## Work to complete
From the first line of the data below through the line bearing "const SX = 1.05;", reproduce each line exactly; do not include pictures.

=== Working data ===

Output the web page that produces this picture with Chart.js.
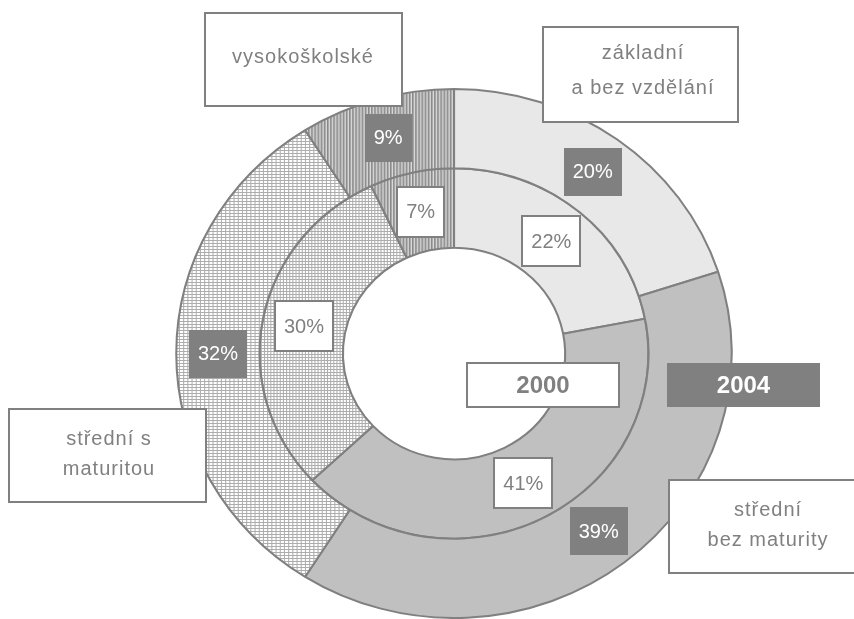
<!DOCTYPE html>
<html>
<head>
<meta charset="utf-8">
<script src="https://cdn.jsdelivr.net/npm/chart.js@4.4.0/dist/chart.umd.min.js"></script>
<style>
  html, body { margin: 0; padding: 0; background: #fff; }
  #wrap { width: 854px; height: 619px; position: relative; }
</style>
</head>
<body>
<div id="wrap"><canvas id="chart"></canvas></div>
<script>
// data
const categories = [
  ['základní', 'a bez vzdělání'],
  ['střední', 'bez maturity'],
  ['střední s', 'maturitou'],
  ['vysokoškolské']
];
const years = ['2004', '2000'];          // outer ring, inner ring
const values2004 = [20, 39, 32, 9];
const values2000 = [22, 41, 30, 7];

const GRAY = '#808080';
const FONT = '"Liberation Sans", Arial, sans-serif';
const SX = 1.05; // rings are a bit wider than tall in the original

// fill patterns
function makePattern(w, h, paint) {
  const c = document.createElement('canvas');
  c.width = w; c.height = h;
  const g = c.getContext('2d');
  paint(g);
  return document.createElement('canvas').getContext('2d').createPattern(c, 'repeat');
}
const gridOuter = makePattern(4, 3, g => {
  g.fillStyle = '#fff'; g.fillRect(0, 0, 4, 3);
  g.fillStyle = '#adadad'; g.fillRect(0, 0, 4, 1); g.fillRect(0, 0, 1, 3);
});
const gridInner = makePattern(3, 3, g => {
  g.fillStyle = '#fff'; g.fillRect(0, 0, 3, 3);
  g.fillStyle = '#adadad'; g.fillRect(0, 0, 3, 1); g.fillRect(0, 0, 1, 3);
});
const stripes = makePattern(3, 1, g => {
  g.fillStyle = '#888888'; g.fillRect(0, 0, 1, 1);
  g.fillStyle = '#a9a9a9'; g.fillRect(1, 0, 1, 1);
  g.fillStyle = '#dcdcdc'; g.fillRect(2, 0, 1, 1);
});

// boxes with the category names and year tags
const catBoxes = [
  { x: 543, y: 27, w: 195, h: 95, cx: 643, lines: [53, 88] },
  { x: 669, y: 480, w: 200, h: 93, cx: 768, lines: [510, 540] },
  { x: 9, y: 409, w: 197, h: 93, cx: 109, lines: [439, 469] },
  { x: 205, y: 13, w: 197, h: 93, cx: 303, lines: [57] }
];
const yearBoxes = {
  '2000': { x: 467, y: 363, w: 152, h: 44, dark: false },
  '2004': { x: 667, y: 363, w: 153, h: 44, dark: true }
};

function drawBox(ctx, x, y, w, h, dark) {
  ctx.fillStyle = dark ? GRAY : '#fff';
  ctx.fillRect(x, y, w, h);
  if (!dark) {
    ctx.strokeStyle = GRAY;
    ctx.lineWidth = 2;
    ctx.strokeRect(x, y, w, h);
  }
}

const ringPlugin = {
  id: 'ringPlugin',
  beforeDatasetsDraw(chart) {
    const ctx = chart.ctx;
    const a = chart.getDatasetMeta(0).data[0];
    ctx.save();
    ctx.translate(a.x, a.y);
    ctx.scale(SX, 1);
    ctx.translate(-a.x, -a.y);
  },
  afterDatasetsDraw(chart) {
    const ctx = chart.ctx;
    ctx.restore();

    // percent labels
    chart.data.datasets.forEach((ds, di) => {
      const dark = di === 0;
      chart.getDatasetMeta(di).data.forEach((arc, i) => {
        const p = arc.getCenterPoint();
        const x = arc.x + (p.x - arc.x) * SX;
        const y = p.y;
        const txt = ds.data[i] + '%';
        ctx.font = '20px ' + FONT;
        const tw = ctx.measureText(txt).width;
        const w = tw + 18, h = dark ? 48 : 50;
        drawBox(ctx, Math.round(x - w / 2), Math.round(y - h / 2), Math.round(w), h, dark);
        ctx.fillStyle = dark ? '#fff' : GRAY;
        ctx.textAlign = 'center';
        ctx.textBaseline = 'middle';
        ctx.fillText(txt, x, y + 1);
      });
    });
  },
  afterDraw(chart) {
    const ctx = chart.ctx;
    ctx.save();
    ctx.textAlign = 'center';
    ctx.textBaseline = 'middle';

    categories.forEach((lines, i) => {
      const b = catBoxes[i];
      drawBox(ctx, b.x, b.y, b.w, b.h, false);
      ctx.fillStyle = GRAY;
      ctx.font = '20px ' + FONT;
      ctx.letterSpacing = '1px';
      lines.forEach((t, j) => ctx.fillText(t, b.cx, b.lines[j]));
    });

    ctx.letterSpacing = '0px';
    years.forEach(yr => {
      const b = yearBoxes[yr];
      drawBox(ctx, b.x, b.y, b.w, b.h, b.dark);
      ctx.fillStyle = b.dark ? '#fff' : GRAY;
      ctx.font = 'bold 24px ' + FONT;
      ctx.fillText(yr, b.x + b.w / 2, b.y + b.h / 2 + 1);
    });
    ctx.restore();
  }
};

const ctx = document.getElementById('chart').getContext('2d');
new Chart(ctx, {
  type: 'doughnut',
  data: {
    labels: categories.map(l => l.join(' ')),
    datasets: [
      {
        label: years[0],
        data: values2004,
        backgroundColor: ['#e8e8e8', '#c0c0c0', gridOuter, stripes],
        borderColor: GRAY,
        borderWidth: 2,
        clip: false
      },
      {
        label: years[1],
        data: values2000,
        backgroundColor: ['#e8e8e8', '#c0c0c0', gridInner, stripes],
        borderColor: GRAY,
        borderWidth: 2,
        clip: false
      }
    ]
  },
  options: {
    responsive: true,
    maintainAspectRatio: false,
    animation: false,
    cutout: '40%',
    layout: { padding: { left: 175, right: 121, top: 88, bottom: 0 } },
    plugins: {
      legend: { display: false },
      tooltip: { enabled: false }
    },
    events: []
  },
  plugins: [ringPlugin]
});
</script>
</body>
</html>
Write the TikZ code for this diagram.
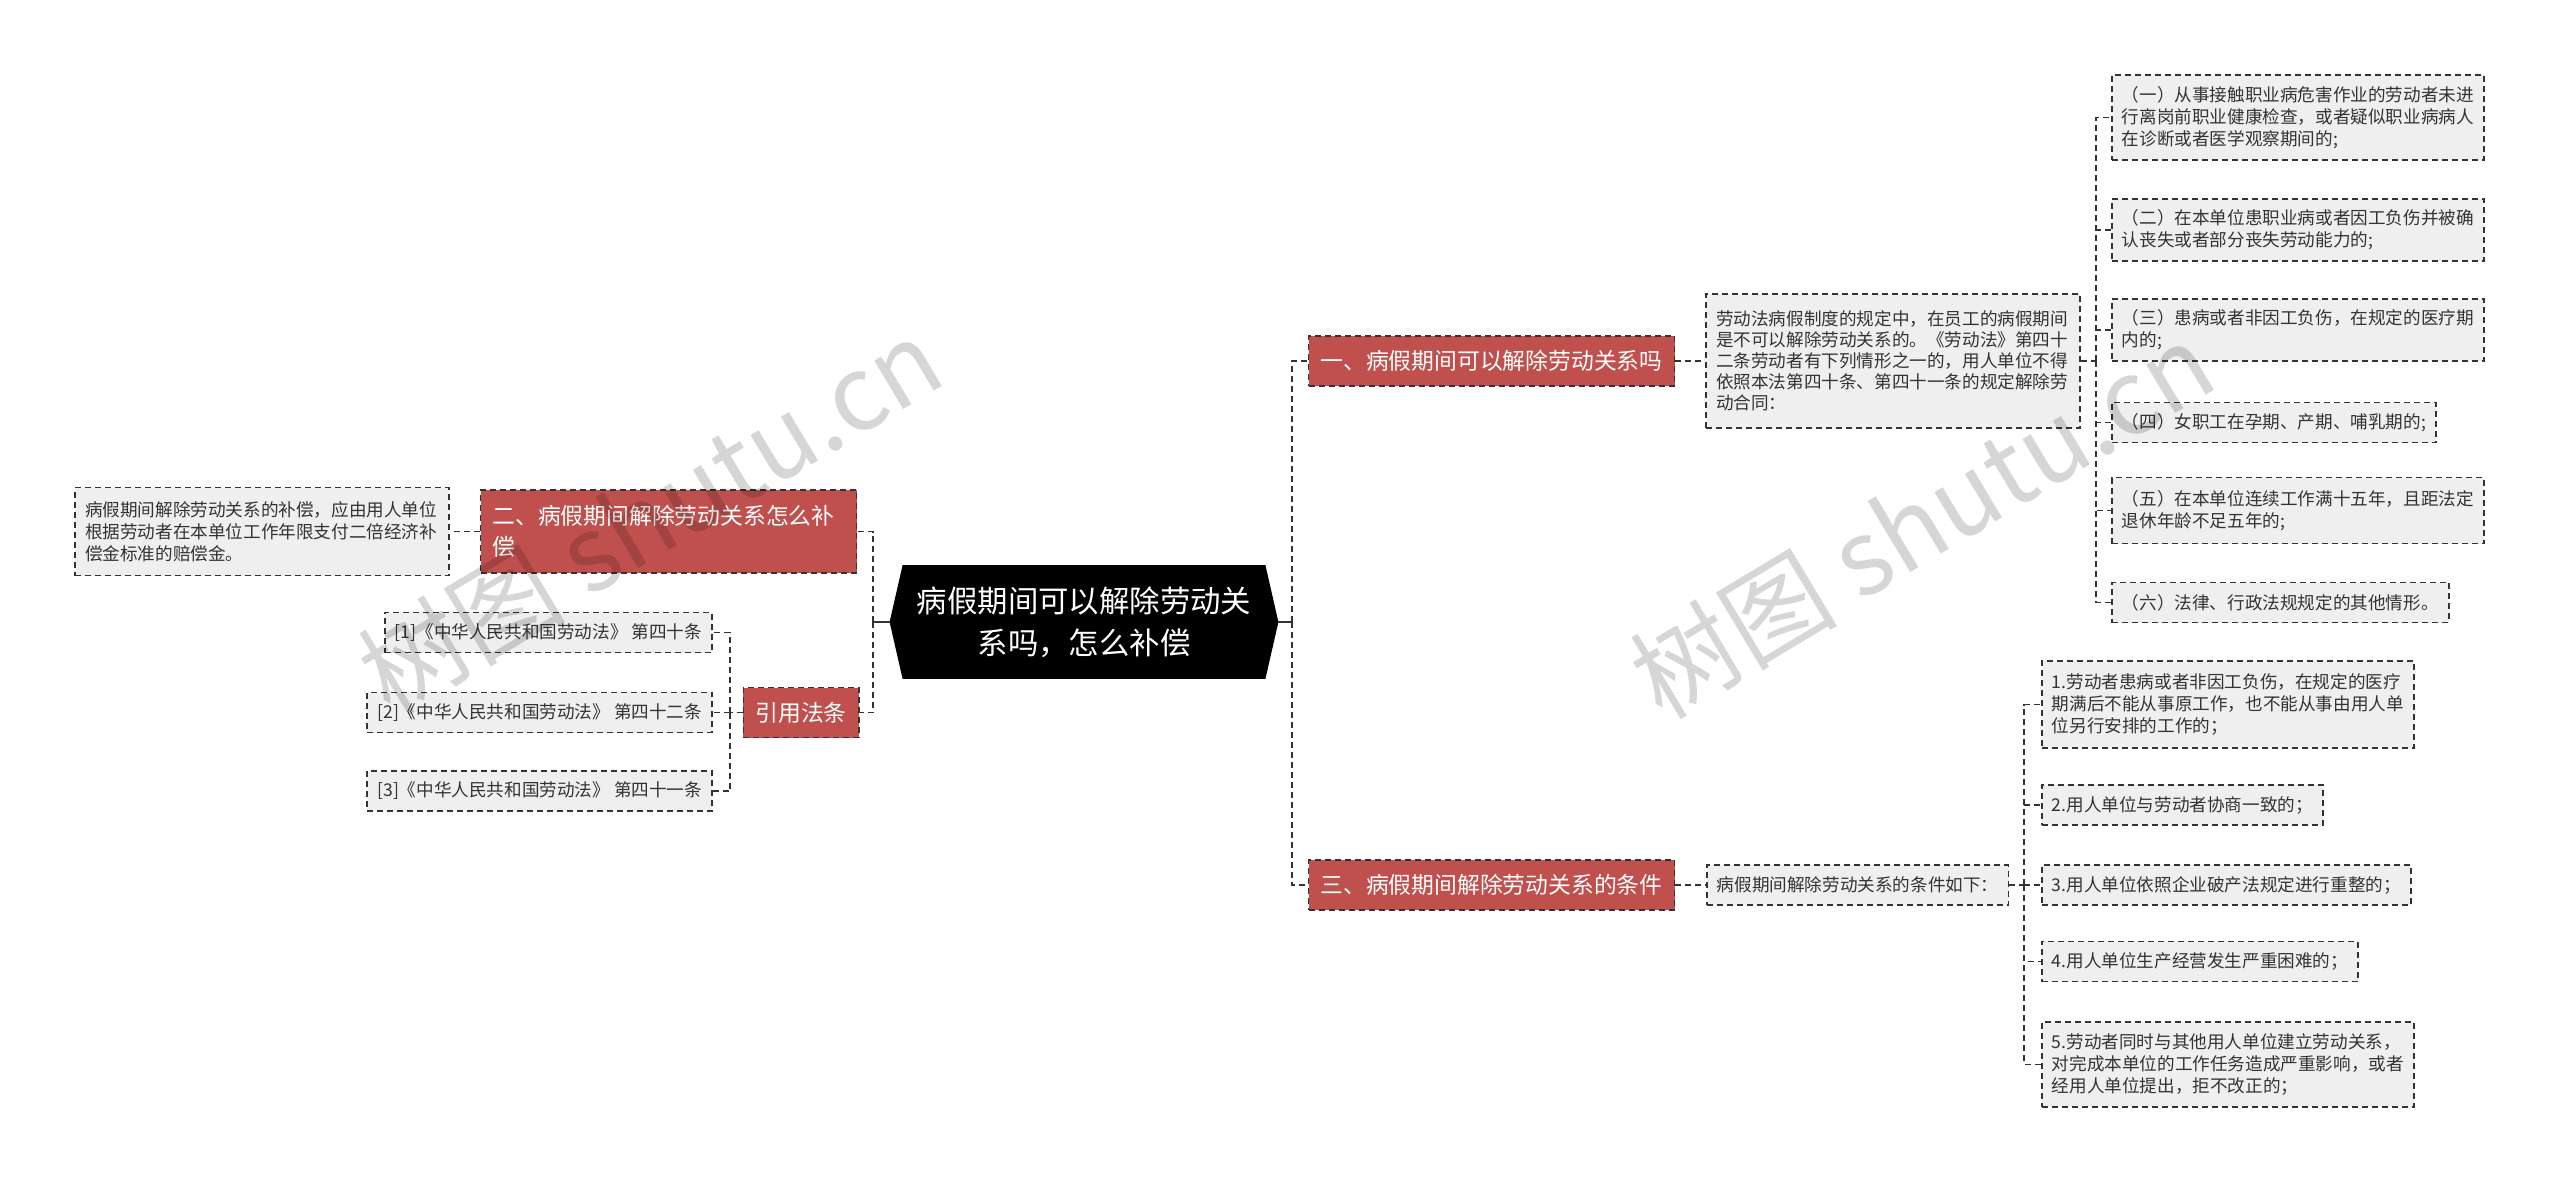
\documentclass[tikz,border=0pt]{standalone}
\usepackage{fontspec}
\newfontfamily\cjk{Noto Sans CJK SC}
\usetikzlibrary{backgrounds}
\definecolor{c1}{HTML}{C0504D}
\definecolor{c2}{HTML}{EFEFEF}
\definecolor{c3}{HTML}{333333}

\begin{document}
\begin{tikzpicture}[x=0.5pt,y=-0.5pt,font=\cjk,
  rootbox/.style={text=white,align=center,minimum width=181pt,minimum height=56.5pt,inner sep=0pt,
    font=\cjk\fontsize{15.2}{21}\selectfont},
  branch/.style={fill=c1,draw=c3,dash pattern=on 3pt off 2pt,line width=0.9pt,text=white,align=left,
    inner xsep=6pt,inner ysep=0pt,minimum height=25pt,font=\cjk\fontsize{11.4}{15.5}\selectfont},
  leaf/.style={fill=c2,draw=c3,dash pattern=on 3pt off 2pt,line width=0.9pt,text=c3,align=left,
    inner xsep=5pt,inner ysep=0pt,minimum height=20pt,font=\cjk\fontsize{8.8}{11}\selectfont},
  link/.style={draw=c3,line width=0.9pt,dash pattern=on 3pt off 2pt},
  wmark/.style={text=black,opacity=0.16,font=\cjk\fontsize{52}{58}\selectfont}]
\useasboundingbox (0,0) rectangle (2560,1183);

% root
\node[rootbox] (root) at (1084,622) {病假期间可以解除劳动关\\系吗，怎么补偿};
\begin{scope}[on background layer]
  \fill[white] (0,0) rectangle (2560,1183);
  \fill[black] (root.north west) -- (root.north east) -- ([xshift=6.5pt]root.east)
    -- (root.south east) -- (root.south west) -- ([xshift=-6.5pt]root.west) -- cycle;
\end{scope}
\coordinate (rootR) at ([xshift=6.5pt]root.east);
\coordinate (rootL) at ([xshift=-6.5pt]root.west);

% branches
\node[branch] (b1) at (1491.5,361) {一、病假期间可以解除劳动关系吗};
\node[branch,text width=176pt,minimum height=41.5pt] (b2) at (668.5,531.5) {二、病假期间解除劳动关系怎么补\\偿};
\node[branch] (b3) at (1491.5,885) {三、病假期间解除劳动关系的条件};
\node[branch] (cite) at (801,712.5) {引用法条};

% left leaves
\node[leaf,text width=177pt,minimum height=44pt] (d2) at (262,531.5)
  {病假期间解除劳动关系的补偿，应由用人单位\\根据劳动者在本单位工作年限支付二倍经济补\\偿金标准的赔偿金。};
\node[leaf,anchor=east] (law1) at (713,632.5) {[1]《中华人民共和国劳动法》 第四十条};
\node[leaf,anchor=east] (law2) at (713,712.5) {[2]《中华人民共和国劳动法》 第四十二条};
\node[leaf,anchor=east] (law3) at (713,791) {[3]《中华人民共和国劳动法》 第四十一条};

% right leaves, part one
\node[leaf,text width=177pt,minimum height=67pt,font=\cjk\fontsize{8.8}{10.5}\selectfont] (d1) at (1893,361)
  {劳动法病假制度的规定中，在员工的病假期间\\是不可以解除劳动关系的。《劳动法》第四十\\二条劳动者有下列情形之一的，用人单位不得\\依照本法第四十条、第四十一条的规定解除劳\\动合同：};
\node[leaf,anchor=west,text width=176pt,minimum height=42.5pt] (it1) at (2111,117.5)
  {（一）从事接触职业病危害作业的劳动者未进\\行离岗前职业健康检查，或者疑似职业病病人\\在诊断或者医学观察期间的;};
\node[leaf,anchor=west,text width=176pt,minimum height=31pt] (it2) at (2111,230)
  {（二）在本单位患职业病或者因工负伤并被确\\认丧失或者部分丧失劳动能力的;};
\node[leaf,anchor=west,text width=176pt,minimum height=31pt] (it3) at (2111,330)
  {（三）患病或者非因工负伤，在规定的医疗期\\内的;};
\node[leaf,anchor=west] (it4) at (2111,422.5) {（四）女职工在孕期、产期、哺乳期的;};
\node[leaf,anchor=west,text width=176pt,minimum height=33pt] (it5) at (2111,510.5)
  {（五）在本单位连续工作满十五年，且距法定\\退休年龄不足五年的;};
\node[leaf,anchor=west] (it6) at (2111,602.5) {（六）法律、行政法规规定的其他情形。};

% right leaves, part three
\node[leaf,anchor=west] (d3) at (1706,885) {病假期间解除劳动关系的条件如下：};
\node[leaf,anchor=west,text width=176pt,minimum height=43.5pt] (c1) at (2041,704.5)
  {1.劳动者患病或者非因工负伤，在规定的医疗\\期满后不能从事原工作，也不能从事由用人单\\位另行安排的工作的；};
\node[leaf,anchor=west] (c2) at (2041,805) {2.用人单位与劳动者协商一致的；};
\node[leaf,anchor=west] (c3) at (2041,885) {3.用人单位依照企业破产法规定进行重整的；};
\node[leaf,anchor=west] (c4) at (2041,961.5) {4.用人单位生产经营发生严重困难的；};
\node[leaf,anchor=west,text width=176pt,minimum height=42.5pt] (c5) at (2041,1064.5)
  {5.劳动者同时与其他用人单位建立劳动关系，\\对完成本单位的工作任务造成严重影响，或者\\经用人单位提出，拒不改正的；};

% connectors
\coordinate (rbus) at (1292,622);
\coordinate (lbus) at (873,622);
\coordinate (cbus) at (730,712.5);
\coordinate (bus1) at (2096,361);
\coordinate (bus3) at (2024,885);
\draw[c3,line width=0.9pt] (rootR) -- (rbus);
\draw[c3,line width=0.9pt] (rootL) -- (lbus);
\draw[link] (rbus) |- (b1.west);
\draw[link] (rbus) |- (b3.west);
\draw[link] (lbus) |- (b2.east);
\draw[link] (lbus) |- (cite.east);
\draw[link] (b2.west) -- (d2.east);
\draw[link] (cite.west) -- (cbus);
\foreach \nd in {law1,law2,law3} \draw[link] (cbus) |- (\nd.east);
\draw[link] (b1.east) -- (d1.west);
\draw[link] (d1.east) -- (bus1);
\foreach \nd in {it1,it2,it3,it4,it5,it6} \draw[link] (bus1) |- (\nd.west);
\draw[link] (b3.east) -- (d3.west);
\draw[link] (d3.east) -- (bus3);
\foreach \nd in {c1,c2,c3,c4,c5} \draw[link] (bus3) |- (\nd.west);

% watermark
\node[wmark,rotate=31] (wm1) at (650,516) {树图 shutu.cn};
\node[wmark,rotate=31] (wm2) at (1922,520) {树图 shutu.cn};
\end{tikzpicture}
\end{document}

===

## Expected answer
Output the web page that produces this picture with Chart.js.
<!DOCTYPE html>
<html>
<head>
<meta charset="utf-8">
<script src="https://cdn.jsdelivr.net/npm/chart.js@4.4.0/dist/chart.umd.min.js"></script>
<style>
  html, body { margin: 0; padding: 0; background: #fff; }
  #wrap { width: 854px; height: 619px; position: relative; }
</style>
</head>
<body>
<div id="wrap"><canvas id="chart"></canvas></div>
<script>
// data
const categories = [
  ['základní', 'a bez vzdělání'],
  ['střední', 'bez maturity'],
  ['střední s', 'maturitou'],
  ['vysokoškolské']
];
const years = ['2004', '2000'];          // outer ring, inner ring
const values2004 = [20, 39, 32, 9];
const values2000 = [22, 41, 30, 7];

const GRAY = '#808080';
const FONT = '"Liberation Sans", Arial, sans-serif';
const SX = 1.05; // rings are a bit wider than tall in the original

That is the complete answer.